Are expenses continuing to fall?
One of the key trends during this slump has been the ability of energy-related companies to reduce their costs to take away some of the downturn's sting. Since the slide started, NOW has reduced its quarterly warehousing, selling, and administrative expenses by $28 million, or $41 million excluding acquisitions. This is a number that investors need to see continuing to come down this quarter to help offset some of the declining revenue.
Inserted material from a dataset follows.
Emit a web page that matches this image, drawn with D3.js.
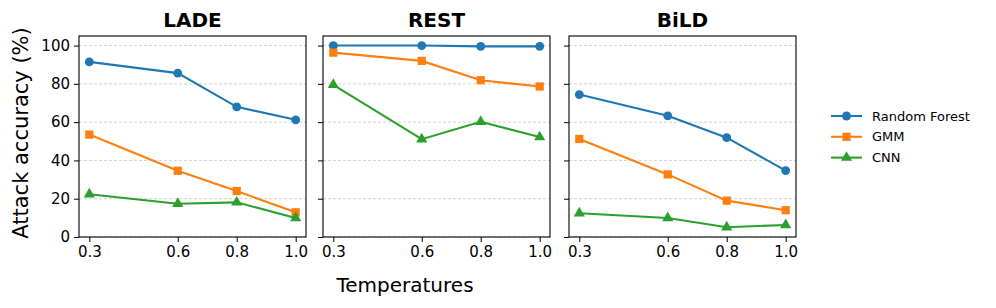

How did the international segment hold up?
Last quarter, NOW's international segment's revenue was flat year over year thanks in part to acquisitions as well as the fact that the international rig count has held up much better than the rig count in North America.


2Q15 Revenue

2Q14 Revenue

United States

 $496 million

 $662 million


 $89 million

 $125 million


 $165 million

 $165 million

Data source: NOW press release.

Investors should look to see if the company saw similar stability with international revenue again this quarter or if conditions worsened overseas. Incidentally, this was one area where NOW outperformed MRC Global, whose international sales plunged 29.1% year over year due in part to the strong dollar, something NOW investors should keep an eye on because it could have had an impact on sales this quarter both internationally and in Canada.

Any changes in light of the outlook?
As NOW CEO Robert Workman said last quarter:

It's been a challenging first half of the year across the industry. Looking forward, we will be steadfast in executing our long-term growth strategy while weathering this downturn. Although we saw some modest growth in rig counts in July, recent oil price declines make the timing of a recovery uncertain...We will continue to manage through this cycle, be nimble and position NOW to achieve our objectives as the market recovers.

Clearly, the challenges of the first half of the year continued into the second, with the oil price decline he referenced accelerating from there leading to a lower rig count. Because of this, investors should be on the lookout for any changes the company is now making in light of this more muted outlook. In particular, look to see if it has reached the point where it needs to undertake a major restructuring to reduce its costs.

Investor takeaway
With oil prices and rig activity declining in the third quarter, it suggests that NOW's report won't be all that great. However, in the midst of those challenges, investors will want to see the company further reduce expenses while keeping a close eye on the ability of its international segment to continue to hold up. Also of importance is NOW's outlook, which could signal what steps the company takes next so that it can nimbly maneuver through the downturn.